Cities of Culture: what use is the accolade 'European City of Culture'? Not much, when that city continues to neglect its historic buildings, as Glasgow so shamefully has. Will Liverpool do better?
Apollo, Oct, 2004 by Gavin Stamp
As it happened, I arrived in Glasgow to teach at the Mackintosh School of Architecture at the beginning of the Year of Culture. There was a splendid exhibition, 'Glasgow's Glasgow', held in the vaults under Central Station (and meant to be accompanied by a fine, learned catalogue--almost all copies of which were pulped by the council because of political wrangles). As for new architecture, all the city could boast was the new concert hall at the top of Buchanan Street designed by Sir Leslie Martin, a mediocre building which had been hurried to completion in time and which, externally at least, looks like something that might have been built in, say, Sofia or Lvov in 1955.
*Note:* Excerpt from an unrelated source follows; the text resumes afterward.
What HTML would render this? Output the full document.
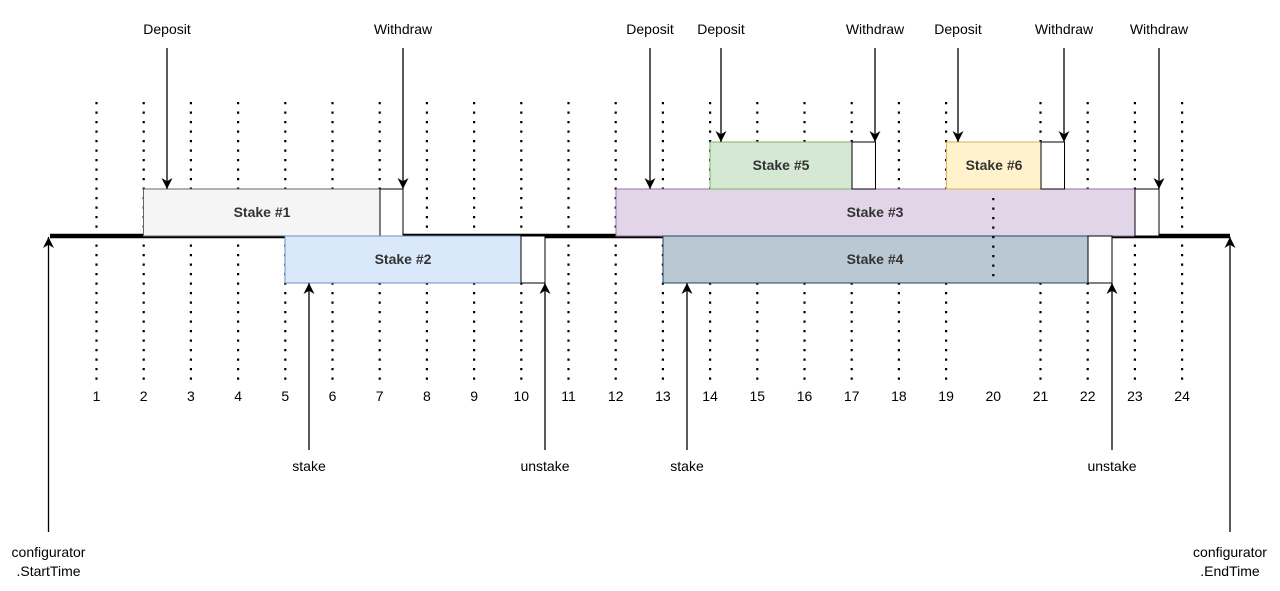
<!DOCTYPE html>
<html><head><meta charset="utf-8"><style>
html,body{margin:0;padding:0;background:#fff;}
svg{display:block;}
text{font-family:"Liberation Sans",Arial,sans-serif;}
</style></head><body>
<svg width="1280" height="591" viewBox="0 0 1280 591" xmlns="http://www.w3.org/2000/svg">
<defs>
<marker id="a" viewBox="0 0 10 10" refX="10" refY="5" markerWidth="11" markerHeight="11" orient="auto" markerUnits="userSpaceOnUse">
<path d="M0,0 L10,5 L0,10 L3,5 z" fill="#000"/>
</marker>
</defs>
<g stroke="#000" stroke-width="2.2" stroke-dasharray="2.2 7.3">
<line x1="96.5" y1="102" x2="96.5" y2="380"/>
<line x1="143.7" y1="102" x2="143.7" y2="380"/>
<line x1="190.9" y1="102" x2="190.9" y2="380"/>
<line x1="238.1" y1="102" x2="238.1" y2="380"/>
<line x1="285.3" y1="102" x2="285.3" y2="380"/>
<line x1="332.5" y1="102" x2="332.5" y2="380"/>
<line x1="379.7" y1="102" x2="379.7" y2="380"/>
<line x1="426.9" y1="102" x2="426.9" y2="380"/>
<line x1="474.1" y1="102" x2="474.1" y2="380"/>
<line x1="521.3" y1="102" x2="521.3" y2="380"/>
<line x1="568.5" y1="102" x2="568.5" y2="380"/>
<line x1="615.7" y1="102" x2="615.7" y2="380"/>
<line x1="662.9" y1="102" x2="662.9" y2="380"/>
<line x1="710.1" y1="102" x2="710.1" y2="380"/>
<line x1="757.3" y1="102" x2="757.3" y2="380"/>
<line x1="804.5" y1="102" x2="804.5" y2="380"/>
<line x1="851.7" y1="102" x2="851.7" y2="380"/>
<line x1="898.9" y1="102" x2="898.9" y2="380"/>
<line x1="946.1" y1="102" x2="946.1" y2="380"/>
<line x1="1040.5" y1="102" x2="1040.5" y2="380"/>
<line x1="1087.7" y1="102" x2="1087.7" y2="380"/>
<line x1="1134.9" y1="102" x2="1134.9" y2="380"/>
<line x1="1182.1" y1="102" x2="1182.1" y2="380"/>
</g>
<line x1="50" y1="236" x2="1230" y2="236" stroke="#000" stroke-width="4.5"/>
<rect x="143.5" y="189" width="236.5" height="47" fill="#f5f5f5" stroke="#666"/>
<rect x="380" y="189" width="23" height="47" fill="#fff" stroke="#000"/>
<rect x="285" y="236" width="236" height="47" fill="#dae8fc" stroke="#6c8ebf"/>
<rect x="521" y="236" width="24" height="47" fill="#fff" stroke="#000"/>
<rect x="616" y="189" width="519" height="47" fill="#e1d5e7" stroke="#9673a6"/>
<rect x="1135" y="189" width="24" height="47" fill="#fff" stroke="#000"/>
<rect x="663" y="236" width="425" height="47" fill="#bac8d3" stroke="#23445d"/>
<rect x="1088" y="236" width="24" height="47" fill="#fff" stroke="#000"/>
<rect x="710" y="142" width="142" height="47" fill="#d5e8d4" stroke="#82b366"/>
<rect x="852" y="142" width="23.5" height="47" fill="#fff" stroke="#000"/>
<rect x="946.5" y="142" width="94.5" height="47" fill="#fff2cc" stroke="#d6b656"/>
<rect x="1041" y="142" width="23.5" height="47" fill="#fff" stroke="#000"/>
<line x1="993.3" y1="198" x2="993.3" y2="283" stroke="#000" stroke-width="2.2" stroke-dasharray="2.2 7.3"/>
<g font-weight="bold" font-size="14" fill="#333" text-anchor="middle">
<text x="262" y="217">Stake #1</text>
<text x="403" y="264">Stake #2</text>
<text x="875" y="217">Stake #3</text>
<text x="875" y="264">Stake #4</text>
<text x="781" y="170">Stake #5</text>
<text x="994" y="170">Stake #6</text>
</g>
<g stroke="#000" stroke-width="1.3" marker-end="url(#a)">
<line x1="167" y1="48" x2="167" y2="189"/>
<line x1="403" y1="48" x2="403" y2="189"/>
<line x1="650" y1="48" x2="650" y2="189"/>
<line x1="721" y1="48" x2="721" y2="142"/>
<line x1="875" y1="48" x2="875" y2="142"/>
<line x1="958" y1="48" x2="958" y2="142"/>
<line x1="1064" y1="48" x2="1064" y2="142"/>
<line x1="1159" y1="48" x2="1159" y2="189"/>
<line x1="309" y1="450" x2="309" y2="283"/>
<line x1="545" y1="450" x2="545" y2="283"/>
<line x1="687" y1="450" x2="687" y2="283"/>
<line x1="1112" y1="450" x2="1112" y2="283"/>
<line x1="48.5" y1="532" x2="48.5" y2="237"/>
<line x1="1230" y1="532" x2="1230" y2="237"/>
</g>
<g font-size="14" fill="#000" text-anchor="middle">
<text x="167" y="34">Deposit</text>
<text x="403" y="34">Withdraw</text>
<text x="650" y="34">Deposit</text>
<text x="721" y="34">Deposit</text>
<text x="875" y="34">Withdraw</text>
<text x="958" y="34">Deposit</text>
<text x="1064" y="34">Withdraw</text>
<text x="1159" y="34">Withdraw</text>
<text x="309" y="471">stake</text>
<text x="545" y="471">unstake</text>
<text x="687" y="471">stake</text>
<text x="1112" y="471">unstake</text>
<text x="48.5" y="557">configurator</text>
<text x="48.5" y="576">.StartTime</text>
<text x="1230" y="557">configurator</text>
<text x="1230" y="576">.EndTime</text>
</g>
<g font-size="14" fill="#000" text-anchor="middle">
<text x="96.5" y="401">1</text><text x="143.7" y="401">2</text><text x="190.9" y="401">3</text><text x="238.1" y="401">4</text>
<text x="285.3" y="401">5</text><text x="332.5" y="401">6</text><text x="379.7" y="401">7</text><text x="426.9" y="401">8</text>
<text x="474.1" y="401">9</text><text x="521.3" y="401">10</text><text x="568.5" y="401">11</text><text x="615.7" y="401">12</text>
<text x="662.9" y="401">13</text><text x="710.1" y="401">14</text><text x="757.3" y="401">15</text><text x="804.5" y="401">16</text>
<text x="851.7" y="401">17</text><text x="898.9" y="401">18</text><text x="946.1" y="401">19</text><text x="993.3" y="401">20</text>
<text x="1040.5" y="401">21</text><text x="1087.7" y="401">22</text><text x="1134.9" y="401">23</text><text x="1182.1" y="401">24</text>
</g>
</svg>
</body></html>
Nevertheless, 1990 was a catalyst and, despite economic difficulties, both regeneration and new developments followed, as did the unfortunate project to convert the old Royal Exchange into a Gallery of Modern Art. But, as for prestigious projects, all the next few years produced was the Scottish Exhibition and Conference Centre designed by Norman Foster, the cut-price tinny pretentiousness of which does nothing to redeem the generally low quality of the city's modern architecture.
What struck me afresh in 1990 was the magnificence and high quality of the city's historic architecture that had escaped the comprehensive redevelopments and motorway buildings of the 1960s--and the deplorable condition of so much of it. In particular, the brilliantly eclectic and inventive nee classical buildings of the second of the two Victorian architects of international stature produced by Glasgow, Alexander 'Greek' Thomson, stood neglected and rotting. So, the following year, I was instrumental in founding the Alexander Thomson Society, in emulation of the Charles Rennie Mackintosh Society (founded in 1974), to do something about this sorry state of affairs. Thirteen years on, it is clear that the society helped change public opinion and we can point to one great success: getting Thomson's finest villa, Holmwood at Cathcart, into the excellent hands of the National Trust for Scotland (with, I may say, the assistance of Glasgow City Council).
Otherwise the picture is bleak. The two long-derelict handsome warehouses by Thomson's firm at Glasgow Cross have been demolished since 1991, followed only this year by the building in West Regent Street cleverly extended by Thomson and in which he had his office. Egyptian Halls in Union Street, his finest commercial structure, is still derelict, as is the wicked, pathetic ruin of the Caledonia Road Church in the Gorbals. And then there is his St Vincent Street Church, the only intact survivor of Thomson's Glasgow churches, described by Henry-Russell Hitchcock as 'three of the finest Romantic Classical churches in the world'. Leased by a Free Church congregation, the building is owned by Glasgow City Council and its condition--given the building's international fame and quality shames the city. In 1998, the New York-based World Monuments Fund put this church on its Watch List of the hundred most threatened monuments. Surprised at finding a local building given the same status as Angkor Wat, Glasgow acted and work began on restoring the extraordinary tower. But nothing has happened since. Exasperated by the supine behaviour of the City Council, the World Monuments Fund has put it back on the Watch List--which is unprecedented.